The criminal activities must be of a “sufficiently serious nature” to come under the ambit of the Act. While the “precise range of activities caught by the Act had broadened over time, their core characteristics have not”, the CJ pointed out, saying that the act should not have a “loose or open-ended remit”.
DETAINING TAN WITHOUT TRIAL BEYOND MINISTER’S POWER: CHIEF JUSTICE
The apex court also came to a landmark judgement regarding the scope of the power vested in the minister, and ruled that in Tan’s case, the minister’s action “fell outside the limits of his power”.
The Act provides for detention without trial if the criminal activities have a “prejudicial effect” on the public safety, peace and good order of Singapore.
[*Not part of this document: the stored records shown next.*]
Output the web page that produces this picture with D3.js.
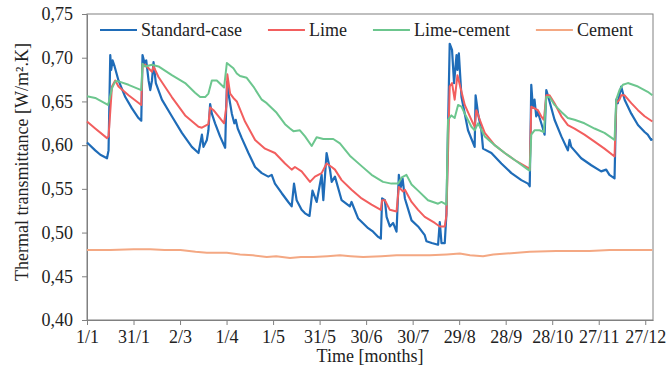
<!DOCTYPE html>
<html>
<head>
<meta charset="utf-8">
<script src="https://cdn.jsdelivr.net/npm/d3@7"></script>
<style>
  html, body { margin: 0; padding: 0; background: #fff; }
  svg text { font-family: "Liberation Serif", "Times New Roman", serif; fill: #222; }
</style>
</head>
<body>
<svg id="chart" width="668" height="371"></svg>
<script>
// Thermal transmittance over one year, day of year (0 = 1 January) vs W/m².K
const seriesNames = ["Standard-case", "Lime", "Lime-cement", "Cement"];
const seriesColors = ["#1f6cb8", "#f25e5e", "#6cc68e", "#f4a883"];

const xTickDays = [0, 30, 60, 90, 120, 150, 180, 210, 240, 270, 300, 330, 360];
const xTickLabels = ["1/1", "31/1", "2/3", "1/4", "1/5", "31/5", "30/6", "30/7", "29/8", "28/9", "28/10", "27/11", "27/12"];
const yTickValues = [0.40, 0.45, 0.50, 0.55, 0.60, 0.65, 0.70, 0.75];
const yTickLabels = ["0,40", "0,45", "0,50", "0,55", "0,60", "0,65", "0,70", "0,75"];

const standardCase = [[0,0.603],[5.3,0.594],[8.6,0.589],[12.9,0.585],[13.9,0.594],[15.0,0.703],[15.6,0.686],[16.5,0.697],[17.8,0.690],[20.3,0.674],[24.7,0.655],[29.0,0.642],[33.2,0.631],[35.0,0.628],[35.8,0.703],[37.1,0.694],[38.2,0.697],[39.7,0.674],[40.8,0.663],[41.9,0.674],[42.9,0.695],[44.4,0.671],[48.3,0.652],[54.7,0.633],[61.2,0.614],[67.6,0.598],[71.9,0.591],[74.1,0.612],[75.1,0.598],[77.3,0.606],[78.3,0.617],[79.4,0.647],[80.5,0.636],[82.6,0.625],[85.8,0.610],[89.1,0.597],[89.7,0.640],[90.3,0.672],[91.6,0.655],[93.4,0.636],[95.0,0.625],[95.9,0.629],[97.2,0.619],[99.8,0.608],[104.1,0.591],[108.4,0.575],[112.7,0.568],[116.9,0.564],[119.1,0.566],[121.2,0.556],[125.6,0.545],[129.8,0.535],[132.0,0.530],[133.5,0.556],[135.2,0.537],[138.4,0.526],[140.6,0.522],[143.5,0.519],[145.4,0.548],[148.1,0.535],[151.3,0.566],[152.4,0.537],[154.5,0.591],[156.7,0.572],[157.8,0.558],[159.9,0.564],[164.2,0.537],[169.5,0.530],[170.6,0.535],[174.9,0.516],[181.3,0.505],[184.5,0.501],[187.8,0.495],[189.5,0.493],[190.3,0.539],[192.1,0.537],[193.2,0.518],[195.3,0.507],[197.4,0.511],[199.6,0.501],[201.1,0.566],[202.4,0.552],[203.5,0.562],[205.0,0.539],[209.3,0.514],[213.5,0.507],[217.8,0.497],[218.9,0.490],[222.3,0.488],[226.4,0.486],[227.5,0.512],[228.6,0.488],[230.7,0.488],[231.8,0.522],[232.6,0.600],[233.9,0.716],[235.4,0.709],[236.7,0.671],[238.3,0.703],[238.9,0.686],[239.8,0.705],[241.5,0.655],[245.7,0.617],[250.0,0.598],[250.6,0.657],[252.2,0.636],[254.3,0.617],[255.4,0.596],[260.8,0.591],[267.2,0.579],[273.7,0.568],[280.1,0.560],[284.4,0.556],[285.5,0.553],[286.5,0.669],[287.5,0.644],[288.6,0.652],[289.7,0.633],[290.8,0.638],[291.9,0.631],[294.0,0.619],[295.1,0.612],[296.2,0.663],[297.2,0.657],[301.5,0.629],[305.9,0.610],[310.1,0.594],[311.2,0.606],[312.3,0.598],[318.7,0.585],[325.2,0.577],[331.6,0.570],[334.8,0.572],[336.9,0.566],[340.2,0.562],[341.3,0.652],[342.3,0.648],[344.5,0.667],[346.7,0.652],[351.0,0.636],[355.3,0.623],[359.6,0.615],[361.6,0.612],[363.8,0.606],[364.6,0.607]];

const lime = [[0,0.627],[5.3,0.619],[12.9,0.608],[13.9,0.610],[16.1,0.667],[18.2,0.674],[20.3,0.667],[26.8,0.657],[35.0,0.646],[35.8,0.692],[37.5,0.692],[40.8,0.686],[41.9,0.684],[42.9,0.690],[46.1,0.678],[54.7,0.655],[63.3,0.634],[71.9,0.621],[74.1,0.620],[78.3,0.624],[79.4,0.643],[81.6,0.640],[88.4,0.625],[89.9,0.645],[90.5,0.681],[92.3,0.659],[94.4,0.654],[96.6,0.650],[101.9,0.627],[108.4,0.606],[114.8,0.596],[121.2,0.591],[127.7,0.579],[132.0,0.572],[134.1,0.575],[138.4,0.570],[143.8,0.558],[147.0,0.564],[151.3,0.568],[154.5,0.579],[157.8,0.575],[159.9,0.572],[164.2,0.560],[170.6,0.549],[177.1,0.539],[183.5,0.532],[189.5,0.526],[190.3,0.537],[192.1,0.537],[195.3,0.526],[199.6,0.524],[201.1,0.552],[203.8,0.547],[205.0,0.549],[209.3,0.535],[213.5,0.526],[217.8,0.518],[224.3,0.511],[227.5,0.507],[230.7,0.507],[231.8,0.520],[233.9,0.667],[235.4,0.671],[237.1,0.652],[238.9,0.680],[240.4,0.669],[243.6,0.646],[247.9,0.629],[250.0,0.621],[251.1,0.640],[253.3,0.629],[256.5,0.614],[262.9,0.600],[269.4,0.591],[275.8,0.583],[284.4,0.574],[285.5,0.572],[286.5,0.644],[288.6,0.642],[290.8,0.640],[292.9,0.633],[294.6,0.629],[296.2,0.657],[298.3,0.657],[301.5,0.648],[305.9,0.633],[310.1,0.623],[314.4,0.619],[320.8,0.612],[327.3,0.604],[333.7,0.596],[340.2,0.587],[341.3,0.648],[343.4,0.652],[344.5,0.657],[346.7,0.657],[351.0,0.648],[355.3,0.640],[359.6,0.633],[364.6,0.627]];

const limeCement = [[0,0.656],[5.3,0.654],[13.5,0.646],[13.9,0.648],[16.1,0.665],[18.2,0.673],[20.3,0.673],[26.8,0.669],[35.0,0.663],[35.8,0.693],[37.5,0.690],[41.9,0.692],[46.1,0.690],[54.7,0.680],[63.3,0.671],[69.7,0.660],[73.0,0.655],[76.2,0.655],[78.3,0.659],[80.5,0.674],[83.7,0.674],[88.4,0.666],[90.2,0.694],[94.4,0.688],[96.6,0.682],[98.7,0.679],[103.0,0.677],[107.3,0.667],[112.7,0.652],[115.9,0.648],[122.3,0.637],[127.7,0.624],[130.9,0.619],[133.1,0.616],[137.3,0.617],[140.6,0.610],[144.9,0.599],[148.1,0.609],[152.4,0.607],[158.8,0.607],[163.1,0.602],[169.5,0.588],[177.1,0.576],[183.5,0.566],[190.9,0.558],[196.3,0.556],[200.6,0.556],[203.0,0.563],[206.0,0.566],[209.3,0.555],[213.5,0.548],[219.9,0.537],[226.4,0.533],[228.6,0.535],[231.8,0.532],[232.8,0.629],[235.0,0.634],[237.1,0.631],[239.3,0.646],[241.5,0.644],[243.6,0.636],[247.9,0.621],[250.0,0.617],[252.2,0.625],[256.5,0.610],[262.9,0.600],[269.4,0.591],[275.8,0.583],[284.4,0.572],[285.5,0.571],[286.5,0.612],[288.6,0.617],[291.9,0.617],[294.6,0.615],[296.2,0.655],[298.3,0.655],[301.5,0.646],[305.9,0.638],[310.1,0.631],[314.4,0.629],[320.8,0.625],[327.3,0.619],[333.7,0.614],[340.2,0.606],[341.3,0.652],[343.4,0.663],[345.6,0.669],[348.8,0.671],[355.3,0.667],[361.6,0.661],[364.6,0.657]];

const cement = [[0,0.480],[15,0.480],[30,0.481],[40.8,0.481],[50,0.480],[60.3,0.480],[70,0.478],[77.3,0.477],[90.2,0.477],[98.7,0.475],[107,0.474],[115.9,0.472],[122,0.473],[130.9,0.471],[138,0.472],[145.9,0.472],[155,0.473],[163.1,0.474],[170,0.473],[178.1,0.472],[190,0.473],[199.6,0.474],[210,0.474],[221.1,0.474],[232,0.475],[240.4,0.476],[247,0.474],[255.4,0.473],[262,0.475],[270.4,0.476],[285.5,0.478],[302.6,0.479],[324.1,0.479],[337,0.480],[349.9,0.480],[364.6,0.480]];

const allSeries = [standardCase, lime, limeCement, cement];

const svg = d3.select("#chart");
const W = 668, H = 371;
const margin = { top: 14, right: 15, bottom: 51, left: 87 };
const innerW = W - margin.left - margin.right;
const innerH = H - margin.top - margin.bottom;
const axisColor = "#808080";

const x = d3.scaleLinear().domain([0, 365]).range([0, innerW]);
const y = d3.scaleLinear().domain([0.40, 0.75]).range([innerH, 0]);

const g = svg.append("g").attr("transform", `translate(${margin.left},${margin.top})`);

// plot frame
g.append("rect")
  .attr("x", 0).attr("y", 0).attr("width", innerW).attr("height", innerH)
  .attr("fill", "none").attr("stroke", axisColor).attr("stroke-width", 1);

// axes
const xAxis = d3.axisBottom(x)
  .tickValues(xTickDays)
  .tickFormat((d, i) => xTickLabels[i])
  .tickSizeInner(5).tickSizeOuter(0).tickPadding(5);
const yAxis = d3.axisLeft(y)
  .tickValues(yTickValues)
  .tickFormat((d, i) => yTickLabels[i])
  .tickSizeInner(5).tickSizeOuter(0).tickPadding(9);

const gx = g.append("g").attr("transform", `translate(0,${innerH})`).call(xAxis);
const gy = g.append("g").call(yAxis);
[gx, gy].forEach(a => {
  a.select(".domain").attr("stroke", axisColor);
  a.selectAll(".tick line").attr("stroke", axisColor);
  a.selectAll(".tick text")
    .attr("font-family", "'Liberation Serif', 'Times New Roman', serif")
    .attr("font-size", 18).attr("fill", "#222");
});

// series lines
const line = d3.line().x(d => x(d[0])).y(d => y(d[1]));
allSeries.forEach((s, i) => {
  g.append("path")
    .datum(s)
    .attr("d", line)
    .attr("fill", "none")
    .attr("stroke", seriesColors[i])
    .attr("stroke-width", i === 0 ? 2.2 : 2)
    .attr("stroke-linejoin", "round");
});

// legend
const legend = g.append("g").attr("transform", "translate(13,16)");
let lx = 0;
seriesNames.forEach((name, i) => {
  legend.append("line")
    .attr("x1", lx).attr("x2", lx + 37).attr("y1", 0).attr("y2", 0)
    .attr("stroke", seriesColors[i]).attr("stroke-width", 2);
  const t = legend.append("text")
    .attr("x", lx + 41).attr("y", 6)
    .attr("font-size", 18)
    .text(name);
  lx += 41 + t.node().getComputedTextLength() + 26;
});

// axis titles
svg.append("text")
  .attr("x", margin.left + innerW / 2).attr("y", 362)
  .attr("text-anchor", "middle").attr("font-size", 18)
  .text("Time [months]");

svg.append("text")
  .attr("transform", "translate(28,162) rotate(-90)")
  .attr("text-anchor", "middle").attr("font-size", 18)
  .text("Thermal transmittance [W/m².K]");
</script>
</body>
</html>
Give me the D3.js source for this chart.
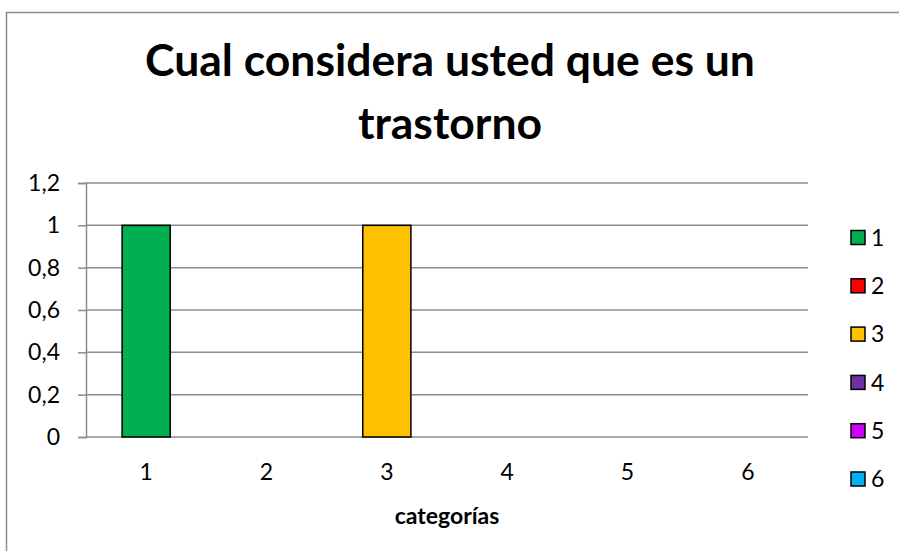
<!DOCTYPE html>
<html>
<head>
<meta charset="utf-8">
<script src="https://cdn.jsdelivr.net/npm/d3@7"></script>
<style>
  body { margin: 0; background: #fff; }
  text { font-family: Lato, "Open Sans", sans-serif; fill: #000; }
</style>
</head>
<body>
<div class="chart"></div>
<script>
const titleLines = ["Cual considera usted que es un", "trastorno"];
const categories = ["1", "2", "3", "4", "5", "6"];
const values = [1, 0, 1, 0, 0, 0];
const colors = ["#00B050", "#FF0000", "#FFC000", "#7030A0", "#CC00FF", "#00B0F0"];
const yTicks = [0, 0.2, 0.4, 0.6, 0.8, 1, 1.2];
const xTitle = "categorías";

const W = 899, H = 551;
const margin = { top: 183, right: 91, bottom: 114, left: 86 },
      width = W - margin.left - margin.right,
      height = H - margin.top - margin.bottom;

const locale = d3.formatLocale({ decimal: ",", thousands: ".", grouping: [3], currency: ["", "€"] });
const fmt = locale.format("~g");

const root = d3.select(".chart").append("svg")
    .attr("width", W)
    .attr("height", H);

// outer frame (right / bottom edges fall outside the picture)
root.append("rect")
    .attr("x", 6.5).attr("y", 12.5)
    .attr("width", W + 20).attr("height", H + 20)
    .attr("fill", "none")
    .attr("stroke", "#8c8c8c")
    .attr("stroke-width", 1.5);

// title, two lines, fitted to the reference width
const title = root.append("g");
const t1 = title.append("text")
    .attr("x", 450).attr("y", 76)
    .attr("text-anchor", "middle")
    .style("font-weight", "bold")
    .style("font-size", "40px")
    .text(titleLines[0]);
const fs = 40 * 610 / t1.node().getComputedTextLength();
t1.style("font-size", fs + "px");
title.append("text")
    .attr("x", 450).attr("y", 139)
    .attr("text-anchor", "middle")
    .style("font-weight", "bold")
    .style("font-size", fs + "px")
    .text(titleLines[1]);

const svg = root.append("g")
    .attr("transform", "translate(" + margin.left + "," + margin.top + ")");

const x = d3.scaleBand().domain(categories).range([0, width]).paddingInner(0.6).paddingOuter(0.3);
const y = d3.scaleLinear().domain([0, 1.2]).range([height, 0]);

// gridlines + y axis
const yAxis = svg.append("g")
    .call(d3.axisLeft(y).tickValues(yTicks).tickFormat(fmt).tickSize(8).tickPadding(18));
yAxis.select(".domain").attr("stroke", "#8c8c8c").attr("stroke-width", 1.5);
yAxis.selectAll(".tick line").attr("stroke", "#8c8c8c").attr("stroke-width", 1.5);
yAxis.selectAll(".tick text").style("font-size", "23px").style("font-family", "Lato, sans-serif").attr("fill", "#000");

svg.append("g")
    .selectAll("line")
    .data(yTicks)
    .enter().append("line")
      .attr("x1", 0)
      .attr("x2", width)
      .attr("y1", (d) => y(d))
      .attr("y2", (d) => y(d))
      .attr("stroke", "#8c8c8c")
      .attr("stroke-width", 1.5);

// bars
svg.selectAll(".bar")
    .data(values)
    .enter().append("rect")
      .attr("class", "bar")
      .attr("x", (d, i) => x(categories[i]))
      .attr("width", x.bandwidth())
      .attr("y", (d) => y(d))
      .attr("height", (d) => height - y(d))
      .attr("fill", (d, i) => colors[i])
      .attr("stroke", (d) => d > 0 ? "#000" : "none")
      .attr("stroke-width", 1.5);

// x axis labels (no ticks)
const xAxis = svg.append("g")
    .attr("transform", "translate(0," + height + ")")
    .call(d3.axisBottom(x).tickSize(0).tickPadding(27));
xAxis.select(".domain").remove();
xAxis.selectAll(".tick text").style("font-size", "23px").style("font-family", "Lato, sans-serif").attr("fill", "#000");

svg.append("text")
    .attr("x", width / 2)
    .attr("y", height + 87)
    .attr("text-anchor", "middle")
    .style("font-weight", "bold")
    .style("font-size", "23px")
    .text(xTitle);

// legend
const legend = root.append("g")
    .attr("transform", "translate(851,237.5)");
const item = legend.selectAll(".item")
    .data(categories)
    .enter().append("g")
      .attr("class", "item")
      .attr("transform", (d, i) => "translate(0," + i * 48.3 + ")");
item.append("rect")
    .attr("x", 0).attr("y", -7)
    .attr("width", 14).attr("height", 14)
    .attr("fill", (d, i) => colors[i])
    .attr("stroke", "#000")
    .attr("stroke-width", 1.5);
item.append("text")
    .attr("x", 20)
    .attr("dy", "0.36em")
    .style("font-size", "23px")
    .text((d) => d);
</script>
</body>
</html>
This is the “entire reason” for the Act, CJ Menon wrote, emphasising that the activities need not have occurred here, but that they must threaten our public safety, peace and order.
However, there is “nothing to indicate that (Tan) did engage in any activities of so serious a nature” as to warrant detention without trial under the Act, CJ Menon wrote. Furthermore, Tan’s criminal acts had ceased almost two and a half years before he was served with a detention order, he noted.
Though Tan has been linked to syndicated international match-fixing activities, his actions at best “amount to a slew of corrupt practices”, CJ Menon said. “As reprehensible as they undoubtedly are, (they) cannot be said to rise to the level of gravity that they would have to in order to come within the scope of the Minister’s power to act.”